Problem requirements:
Determine how many lines of the entries contain "chart". Reply with that number alone.

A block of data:
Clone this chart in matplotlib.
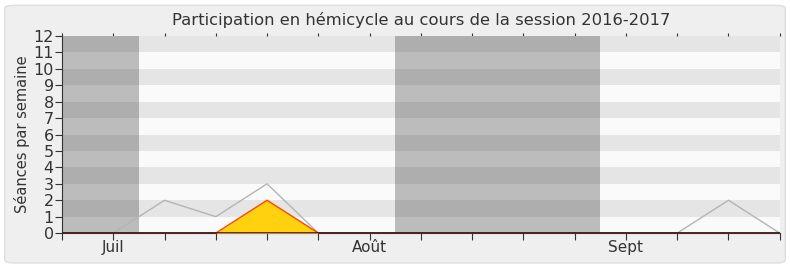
import numpy as np
import matplotlib.pyplot as plt
from matplotlib.patches import FancyBboxPatch

# weekly values, one per week
weeks = list(range(15))
seances_total = [0, 0, 2, 1, 3, 0, 0, 0, 0, 0, 0, 0, 0, 2, 0]
seances_depute = [0, 0, 0, 0, 2, 0, 0, 0, 0, 0, 0, 0, 0, 0, 0]
month_ticks = [1, 6, 11]
month_labels = ['Juil', 'Août', 'Sept']
# vacation periods (in week units)
vacances = [(0, 1.5), (6.5, 10.5)]

fig = plt.figure(figsize=(7.9, 2.67), dpi=100, facecolor='white')
fig.patches.append(FancyBboxPatch((0.006, 0.015), 0.988, 0.965, boxstyle='round,pad=0,rounding_size=0.012',
                                  transform=fig.transFigure, facecolor='#efefef', edgecolor='#dedede',
                                  linewidth=1, zorder=-1))
ax = fig.add_axes([0.0785, 0.127, 0.9085, 0.738])
ax.set_zorder(1)
ax.set_facecolor('#fafafa')

ymax = 12
# horizontal stripes
for y in range(0, ymax):
    if y % 2 == 1:
        ax.axhspan(y, y + 1, color='#e5e5e5', lw=0, zorder=0)
for x0, x1 in vacances:
    for y in range(0, ymax):
        c = '#aeaeae' if y % 2 == 1 else '#bcbcbc'
        ax.fill_between([x0, x1], y, y + 1, color=c, lw=0, zorder=1)

ax.plot(weeks, seances_total, color='#b4b4b4', lw=1, zorder=2)
ax.fill_between(weeks, seances_depute, 0, color='#ffd10f', lw=0, zorder=3)
ax.plot(weeks, seances_depute, color='#ff4500', lw=1, zorder=4)
ax.axhline(0, color='#4a0a0a', lw=1.2, zorder=5)

ax.set_xlim(0, 14)
ax.set_ylim(0, ymax)
ax.set_yticks(range(0, ymax + 1))
ax.set_xticks(weeks)
ax.set_xticklabels(['' if w not in month_ticks else month_labels[month_ticks.index(w)] for w in weeks])
ax.tick_params(axis='x', length=5, color='#333333', labelsize=11, labelcolor='#333333', pad=0)
ax.tick_params(axis='y', length=5, color='#333333', labelsize=11.5, labelcolor='#333333', pad=1)
top = ax.secondary_xaxis('top')
top.set_xticks(weeks)
top.tick_params(length=2, color='#333333', labelsize=0, labeltop=False)
top.spines['top'].set_visible(False)
for s in ['top', 'right']:
    ax.spines[s].set_visible(False)
ax.spines['left'].set_color('#333333')
ax.spines['bottom'].set_color('#333333')
ax.set_ylabel('Séances par semaine', fontsize=10.5, color='#333333', labelpad=2)
ax.set_title('Participation en hémicycle au cours de la session 2016-2017', fontsize=11.8,
             color='#333333', pad=8)

fig.savefig('out.png', dpi=100, facecolor=fig.get_facecolor())
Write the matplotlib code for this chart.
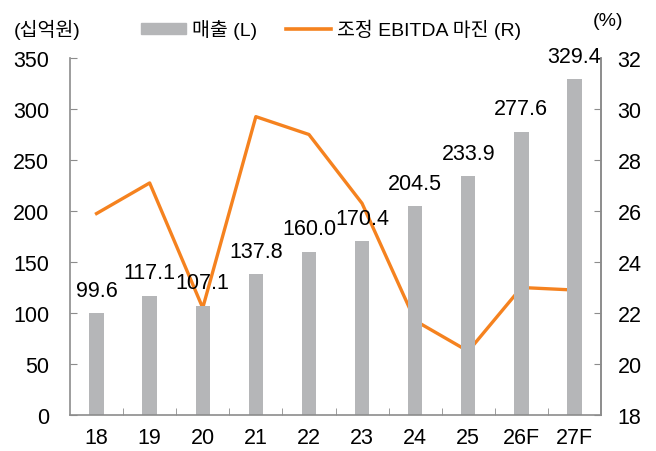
import numpy as np
import matplotlib.pyplot as plt
from matplotlib.patches import Patch
from matplotlib.lines import Line2D

plt.rcParams['font.family'] = ['Liberation Sans', 'Noto Sans CJK KR', 'DejaVu Sans']

years = ['18', '19', '20', '21', '22', '23', '24', '25', '26F', '27F']
sales = [99.6, 117.1, 107.1, 137.8, 160.0, 170.4, 204.5, 233.9, 277.6, 329.4]
margin = [25.9, 27.1, 22.2, 29.7, 29.0, 26.3, 21.7, 20.5, 23.0, 22.9]

bar_color = '#b5b6b8'
line_color = '#f5821f'
axis_color = '#8c8c8c'
fs = 15.5
fs_kr = 14

fig = plt.figure(figsize=(6.56, 4.52), dpi=100)
ax = fig.add_axes([70 / 656, 1 - 416 / 452, 531 / 656, 357 / 452])
ax2 = ax.twinx()

x = np.arange(len(years))
ax.bar(x, sales, width=0.27, color=bar_color, zorder=2)
for xi, v in zip(x, sales):
    ax.annotate(f'{v:.1f}', (xi, v), xytext=(0, 9), textcoords='offset points',
                ha='center', va='bottom', fontsize=fs, zorder=5,
                annotation_clip=False)

ax2.plot(x, margin, color=line_color, lw=2.4, zorder=3)

ax.set_xlim(-0.5, len(years) - 0.5)
ax.set_ylim(0, 350)
ax.set_yticks(range(0, 351, 50))
ax2.set_ylim(18, 32)
ax2.set_yticks(range(18, 33, 2))

ax.set_xticks(x)
ax.set_xticklabels(years)
ax.set_xticks(np.arange(0.5, len(years) - 1, 1), minor=True)
ax.tick_params(axis='x', which='major', length=0, pad=9, labelsize=fs)
ax.tick_params(axis='x', which='minor', direction='in', length=5, color=axis_color)
ax.tick_params(axis='y', direction='in', length=5, color=axis_color, labelsize=fs, pad=15)
ax2.tick_params(axis='y', direction='in', length=5, color=axis_color, labelsize=fs, pad=12)

for a in (ax, ax2):
    a.spines['top'].set_visible(False)
    for s in ('left', 'right', 'bottom'):
        a.spines[s].set_color(axis_color)
        a.spines[s].set_linewidth(1.2)
ax2.spines['left'].set_visible(False)
ax2.spines['bottom'].set_visible(False)

# labels and bars drawn above the line, like the original
ax.set_zorder(ax2.get_zorder() + 1)
ax.patch.set_visible(False)

fig.text(14 / 656, 1 - 30 / 452, '(십억원)', fontsize=fs_kr, ha='left', va='center')
fig.text(608 / 656, 1 - 22 / 452, '(%)', fontsize=fs_kr, ha='center', va='center')

handles = [Patch(color=bar_color), Line2D([0], [0], color=line_color, lw=2.6)]
fig.legend(handles, ['매출 (L)', '조정 EBITDA 마진 (R)'], loc='center',
           bbox_to_anchor=(331 / 656, 1 - 30 / 452), ncol=2, frameon=False,
           fontsize=fs_kr, handlelength=2.3, handleheight=0.5, handletextpad=0.3,
           columnspacing=1.5, borderpad=0)

fig.savefig('out.png', dpi=100)
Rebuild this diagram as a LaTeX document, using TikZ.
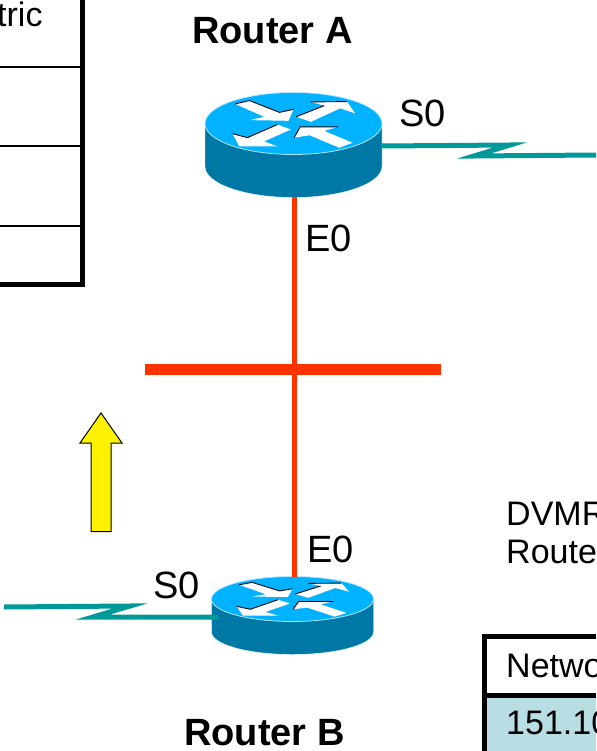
\documentclass[tikz,border=0pt]{standalone}
\usepackage{fontspec}
\setmainfont{Liberation Sans}
\definecolor{routertop}{RGB}{0,178,255}
\definecolor{routerside}{RGB}{0,120,165}
\definecolor{ethred}{RGB}{255,51,0}
\definecolor{serialteal}{RGB}{0,153,153}
\definecolor{rowblue}{RGB}{184,222,228}
\tikzset{
  x=1pt,y=-1pt,
  lbl/.style={inner sep=0pt,anchor=base west,font=\fontsize{38}{38}\selectfont},
  title/.style={inner sep=0pt,anchor=base west,font=\fontsize{38}{38}\selectfont\bfseries},
  rnode/.style={draw=none,fill=none,inner sep=0pt,rectangle},
  eth/.style={ethred,line width=5pt},
  ethbar/.style={ethred,line width=11pt},
  serial/.style={serialteal,line width=5pt,line join=miter},
  tblo/.style={black,line width=5pt},
  tbli/.style={black,line width=2.5pt},
  tblh/.style={black,line width=5pt}
}
\newcommand{\routerbody}[5]{% cx, cy, rx, ry, depth
  \begin{scope}[shift={(#1,#2)}]
    \fill[routerside,draw=white,line width=.4pt] (-#3,0) -- (-#3,#5) arc[start angle=180,end angle=360,x radius=#3,y radius=-#4] -- (#3,0) -- cycle;
    \fill[routertop,draw=white!70!routertop,line width=.8pt] (0,0) ellipse[x radius=#3,y radius=#4];
    \begin{scope}[xscale=#3/265,yscale=#4/92,shift={(-310,-130)}]
      \fill[white] (135,72)--(178,62)--(268,97)--(310,88)--(295,122)--(180,120)--(222,110)--cycle;
      \fill[white] (318,110)--(402,77)--(362,66)--(470,65)--(495,100)--(450,85)--(362,125)--cycle;
      \fill[white] (302,148)--(262,133)--(172,172)--(127,160)--(148,198)--(262,198)--(222,183)--cycle;
      \fill[white] (312,172)--(330,140)--(443,140)--(402,152)--(487,187)--(447,202)--(358,165)--cycle;
      \draw[black,line width=.9pt] (135,72)--(178,62)--(268,97)--(310,88);
      \draw[black,line width=.9pt] (318,110)--(402,77) (362,66)--(470,65);
      \draw[black,line width=.9pt] (262,133)--(172,172)--(127,160);
      \draw[black,line width=.9pt] (312,172)--(330,140)--(443,140);
    \end{scope}
  \end{scope}
}
\begin{document}
\begin{tikzpicture}
\useasboundingbox (0,0) rectangle (596,751);
\fill[white] (0,0) rectangle (596,751);
% left table
\draw[tbli] (0,67) -- (82,67) (0,146) -- (82,146) (0,226) -- (82,226);
\draw[tblo] (82,0) -- (82,284.5) -- (0,284.5);
\node[lbl] (metric) at (-3,27) {\fontsize{34}{34}\selectfont tric};
% right table
\fill[rowblue] (484,695) rectangle (596,751);
\draw[tblo] (596,636.5) -- (484,636.5) -- (484,751);
\draw[tblh] (484,695) -- (596,695);
\node[lbl] (nw) at (506,677) {\fontsize{34}{34}\selectfont Network};
\node[lbl] (net) at (506,734) {\fontsize{34}{34}\selectfont 151.10};
% DVMRP text
\node[lbl] (dv1) at (506,525) {\fontsize{34}{34}\selectfont DVMRP};
\node[lbl] (dv2) at (506,563) {\fontsize{34}{34}\selectfont Router};
% routers
\routerbody{293.5}{123.5}{88.5}{31}{43}
\routerbody{292.5}{599}{81}{22.5}{33}
\node[rnode,minimum width=177pt,minimum height=104pt] (ra) at (293.5,145) {};
\node[rnode,minimum width=162pt,minimum height=77pt] (rb) at (292.5,615.5) {};
% ethernet
\coordinate (hub) at (294,369);
\coordinate (busl) at (145,369);
\coordinate (busr) at (441,369);
\draw[eth] (ra.south -| hub) -- (hub);
\draw[eth] (hub) -- (rb.north -| hub);
\draw[ethbar] (busl) -- (busr);
% serial
\coordinate (sa) at (596,155);
\coordinate (sb) at (4,607);
\draw[serial] (ra.east |- 0,146) -- (510,145) -- (474,156) -- (sa);
\draw[serial] (sb) -- (130,606) -- (93,617) -- (218,617);
% yellow arrow
\node[inner sep=0pt] (up) at (101,470) {};
\draw[black,fill=yellow,line width=1pt] (91,531.5) -- (91,443) -- (80,443) -- (101,413) -- (122,443) -- (111,443) -- (111,531.5) -- cycle;
% labels
\node[title] (ta) at (192,44) {Router A};
\node[title] (tb) at (184,745) {Router B};
\node[lbl] (s0a) at (399,127) {S0};
\node[lbl] (e0a) at (305,251) {E0};
\node[lbl] (e0b) at (307,562) {E0};
\node[lbl] (s0b) at (153,598) {S0};
\end{tikzpicture}
\end{document}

Output for this exercise:
2